◆ **SHORT TASK**: Return the material exactly, first line through the line containing "(\v) circle (6pt);", and nothing more. Pictures stay out.
---------- RECORDS FOR PROCESSING
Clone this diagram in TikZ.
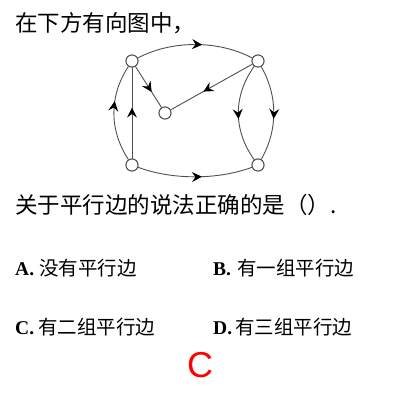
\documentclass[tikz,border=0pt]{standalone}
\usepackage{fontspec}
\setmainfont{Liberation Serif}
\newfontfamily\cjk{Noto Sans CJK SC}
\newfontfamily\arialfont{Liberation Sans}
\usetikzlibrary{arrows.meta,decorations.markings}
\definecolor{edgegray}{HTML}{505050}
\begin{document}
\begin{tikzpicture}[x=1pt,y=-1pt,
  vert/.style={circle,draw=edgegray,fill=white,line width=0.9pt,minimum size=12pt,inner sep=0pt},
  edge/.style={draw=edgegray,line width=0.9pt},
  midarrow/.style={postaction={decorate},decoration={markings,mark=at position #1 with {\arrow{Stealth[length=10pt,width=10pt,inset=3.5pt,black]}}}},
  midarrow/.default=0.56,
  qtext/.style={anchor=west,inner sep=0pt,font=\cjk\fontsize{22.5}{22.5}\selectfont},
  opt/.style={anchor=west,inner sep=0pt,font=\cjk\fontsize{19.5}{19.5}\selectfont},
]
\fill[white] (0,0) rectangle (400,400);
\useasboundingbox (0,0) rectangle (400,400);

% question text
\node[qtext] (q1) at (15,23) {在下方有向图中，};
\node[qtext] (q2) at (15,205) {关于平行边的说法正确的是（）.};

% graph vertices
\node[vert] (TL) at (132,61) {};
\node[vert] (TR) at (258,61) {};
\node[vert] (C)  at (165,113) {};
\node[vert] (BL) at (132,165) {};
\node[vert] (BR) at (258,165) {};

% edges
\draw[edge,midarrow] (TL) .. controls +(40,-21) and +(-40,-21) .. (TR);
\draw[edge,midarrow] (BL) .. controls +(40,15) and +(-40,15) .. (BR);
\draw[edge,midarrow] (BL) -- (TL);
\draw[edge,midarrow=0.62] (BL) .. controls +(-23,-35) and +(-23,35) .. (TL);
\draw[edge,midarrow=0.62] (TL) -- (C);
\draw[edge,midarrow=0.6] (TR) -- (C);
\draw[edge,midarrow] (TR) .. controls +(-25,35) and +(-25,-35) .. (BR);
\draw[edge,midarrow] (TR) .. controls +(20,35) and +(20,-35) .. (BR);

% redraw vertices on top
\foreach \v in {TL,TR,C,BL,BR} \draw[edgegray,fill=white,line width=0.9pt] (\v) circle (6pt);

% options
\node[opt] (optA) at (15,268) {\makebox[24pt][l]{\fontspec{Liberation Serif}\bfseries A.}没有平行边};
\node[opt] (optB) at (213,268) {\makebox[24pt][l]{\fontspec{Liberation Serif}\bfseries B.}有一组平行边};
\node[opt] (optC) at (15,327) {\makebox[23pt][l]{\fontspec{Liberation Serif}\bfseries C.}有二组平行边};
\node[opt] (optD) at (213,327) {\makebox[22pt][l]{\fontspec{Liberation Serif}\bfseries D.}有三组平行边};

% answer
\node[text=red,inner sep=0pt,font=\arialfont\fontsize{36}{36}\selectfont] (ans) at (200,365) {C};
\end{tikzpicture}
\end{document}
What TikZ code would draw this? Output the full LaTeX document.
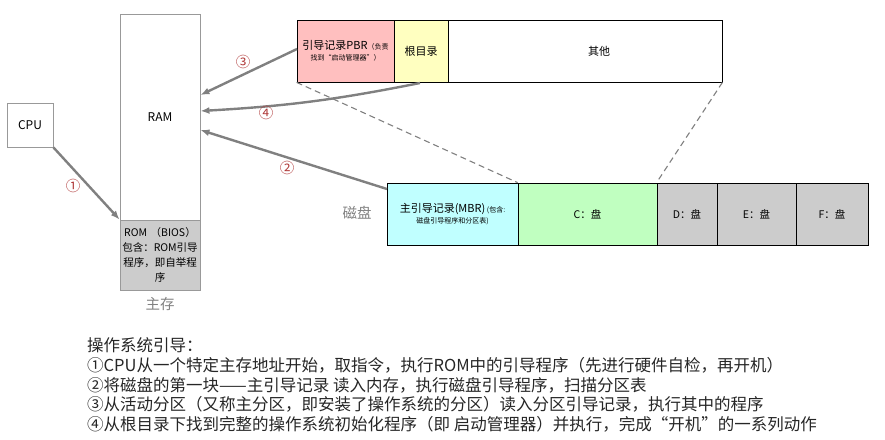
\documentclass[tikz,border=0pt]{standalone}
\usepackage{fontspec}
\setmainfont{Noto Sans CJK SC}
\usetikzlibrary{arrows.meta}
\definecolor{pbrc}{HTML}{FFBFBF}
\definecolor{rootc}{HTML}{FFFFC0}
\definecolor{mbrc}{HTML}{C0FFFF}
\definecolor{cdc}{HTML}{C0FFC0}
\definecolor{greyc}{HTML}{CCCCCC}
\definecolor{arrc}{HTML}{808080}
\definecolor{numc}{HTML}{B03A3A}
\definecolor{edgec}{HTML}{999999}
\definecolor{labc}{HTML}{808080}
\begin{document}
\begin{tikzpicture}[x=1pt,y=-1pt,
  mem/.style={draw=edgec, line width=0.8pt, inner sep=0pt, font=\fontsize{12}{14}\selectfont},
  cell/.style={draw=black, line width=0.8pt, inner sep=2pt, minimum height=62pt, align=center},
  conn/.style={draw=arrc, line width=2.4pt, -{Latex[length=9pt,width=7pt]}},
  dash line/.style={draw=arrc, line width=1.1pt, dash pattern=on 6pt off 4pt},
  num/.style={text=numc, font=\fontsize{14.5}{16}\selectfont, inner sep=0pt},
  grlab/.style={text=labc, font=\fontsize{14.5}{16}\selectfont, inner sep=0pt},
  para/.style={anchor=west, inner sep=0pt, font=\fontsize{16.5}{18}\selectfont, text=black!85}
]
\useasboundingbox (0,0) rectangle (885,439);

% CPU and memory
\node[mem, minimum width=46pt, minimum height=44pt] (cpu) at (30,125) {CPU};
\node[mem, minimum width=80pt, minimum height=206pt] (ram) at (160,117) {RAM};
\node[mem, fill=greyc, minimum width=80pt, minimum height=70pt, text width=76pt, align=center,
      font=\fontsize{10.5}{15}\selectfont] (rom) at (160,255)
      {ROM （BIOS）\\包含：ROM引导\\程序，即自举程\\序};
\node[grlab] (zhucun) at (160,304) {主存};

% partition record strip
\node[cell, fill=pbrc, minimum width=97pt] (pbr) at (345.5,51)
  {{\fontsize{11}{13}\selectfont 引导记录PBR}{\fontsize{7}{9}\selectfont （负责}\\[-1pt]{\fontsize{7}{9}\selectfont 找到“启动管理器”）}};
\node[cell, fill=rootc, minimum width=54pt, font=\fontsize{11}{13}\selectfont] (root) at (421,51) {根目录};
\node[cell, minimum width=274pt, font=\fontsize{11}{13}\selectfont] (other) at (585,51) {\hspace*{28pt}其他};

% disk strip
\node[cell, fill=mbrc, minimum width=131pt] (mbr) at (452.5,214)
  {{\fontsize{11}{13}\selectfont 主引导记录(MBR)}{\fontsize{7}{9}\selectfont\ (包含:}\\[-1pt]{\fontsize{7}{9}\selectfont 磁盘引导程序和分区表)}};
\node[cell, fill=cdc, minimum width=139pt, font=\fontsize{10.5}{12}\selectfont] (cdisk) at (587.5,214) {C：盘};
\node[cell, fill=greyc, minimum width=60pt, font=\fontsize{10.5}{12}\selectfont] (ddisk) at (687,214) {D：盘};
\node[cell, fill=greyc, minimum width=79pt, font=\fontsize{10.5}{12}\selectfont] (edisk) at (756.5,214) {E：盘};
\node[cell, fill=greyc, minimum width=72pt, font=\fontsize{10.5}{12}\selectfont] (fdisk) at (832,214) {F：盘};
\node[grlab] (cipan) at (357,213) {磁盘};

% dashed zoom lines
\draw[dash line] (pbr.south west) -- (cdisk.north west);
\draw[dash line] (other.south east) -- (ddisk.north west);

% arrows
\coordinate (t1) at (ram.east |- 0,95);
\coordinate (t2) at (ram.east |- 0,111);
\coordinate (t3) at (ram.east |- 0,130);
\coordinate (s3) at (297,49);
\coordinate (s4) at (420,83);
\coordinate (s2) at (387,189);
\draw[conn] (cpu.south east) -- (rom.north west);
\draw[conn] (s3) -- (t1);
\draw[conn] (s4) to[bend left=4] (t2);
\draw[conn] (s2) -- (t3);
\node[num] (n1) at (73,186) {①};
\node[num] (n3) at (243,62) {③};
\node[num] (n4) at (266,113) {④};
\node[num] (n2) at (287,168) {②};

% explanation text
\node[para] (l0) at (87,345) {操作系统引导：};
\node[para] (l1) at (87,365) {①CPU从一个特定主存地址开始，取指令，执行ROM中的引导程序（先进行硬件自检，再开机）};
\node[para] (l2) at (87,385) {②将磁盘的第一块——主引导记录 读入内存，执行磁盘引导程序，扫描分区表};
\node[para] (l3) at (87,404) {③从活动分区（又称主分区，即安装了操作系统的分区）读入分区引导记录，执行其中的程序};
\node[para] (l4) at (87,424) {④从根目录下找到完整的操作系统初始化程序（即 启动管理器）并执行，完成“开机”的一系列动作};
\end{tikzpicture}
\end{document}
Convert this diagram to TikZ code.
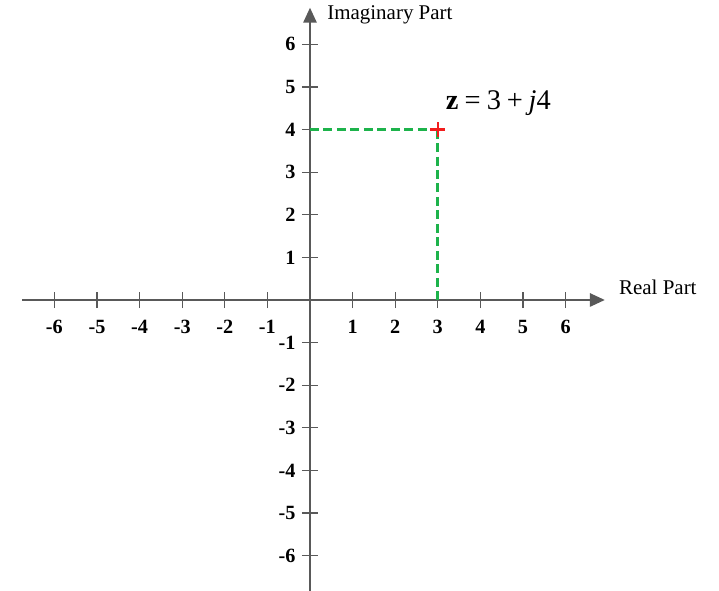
--------------------
◆ **RESULT OF THE EXERCISE**:
Clone this diagram in TikZ.
\documentclass[tikz,border=0pt]{standalone}
\usepackage{fontspec}
\setmainfont{Liberation Serif}
\newfontfamily\cjk{Noto Sans CJK SC}
\newfontfamily\arialfont{Liberation Sans}
\usetikzlibrary{arrows.meta,decorations.markings}
\definecolor{edgegray}{HTML}{505050}
\begin{document}
\begin{tikzpicture}[x=1pt,y=-1pt,
  vert/.style={circle,draw=edgegray,fill=white,line width=0.9pt,minimum size=12pt,inner sep=0pt},
  edge/.style={draw=edgegray,line width=0.9pt},
  midarrow/.style={postaction={decorate},decoration={markings,mark=at position #1 with {\arrow{Stealth[length=10pt,width=10pt,inset=3.5pt,black]}}}},
  midarrow/.default=0.56,
  qtext/.style={anchor=west,inner sep=0pt,font=\cjk\fontsize{22.5}{22.5}\selectfont},
  opt/.style={anchor=west,inner sep=0pt,font=\cjk\fontsize{19.5}{19.5}\selectfont},
]
\fill[white] (0,0) rectangle (400,400);
\useasboundingbox (0,0) rectangle (400,400);

% question text
\node[qtext] (q1) at (15,23) {在下方有向图中，};
\node[qtext] (q2) at (15,205) {关于平行边的说法正确的是（）.};

% graph vertices
\node[vert] (TL) at (132,61) {};
\node[vert] (TR) at (258,61) {};
\node[vert] (C)  at (165,113) {};
\node[vert] (BL) at (132,165) {};
\node[vert] (BR) at (258,165) {};

% edges
\draw[edge,midarrow] (TL) .. controls +(40,-21) and +(-40,-21) .. (TR);
\draw[edge,midarrow] (BL) .. controls +(40,15) and +(-40,15) .. (BR);
\draw[edge,midarrow] (BL) -- (TL);
\draw[edge,midarrow=0.62] (BL) .. controls +(-23,-35) and +(-23,35) .. (TL);
\draw[edge,midarrow=0.62] (TL) -- (C);
\draw[edge,midarrow=0.6] (TR) -- (C);
\draw[edge,midarrow] (TR) .. controls +(-25,35) and +(-25,-35) .. (BR);
\draw[edge,midarrow] (TR) .. controls +(20,35) and +(20,-35) .. (BR);

% redraw vertices on top
\foreach \v in {TL,TR,C,BL,BR} \draw[edgegray,fill=white,line width=0.9pt] (\v) circle (6pt);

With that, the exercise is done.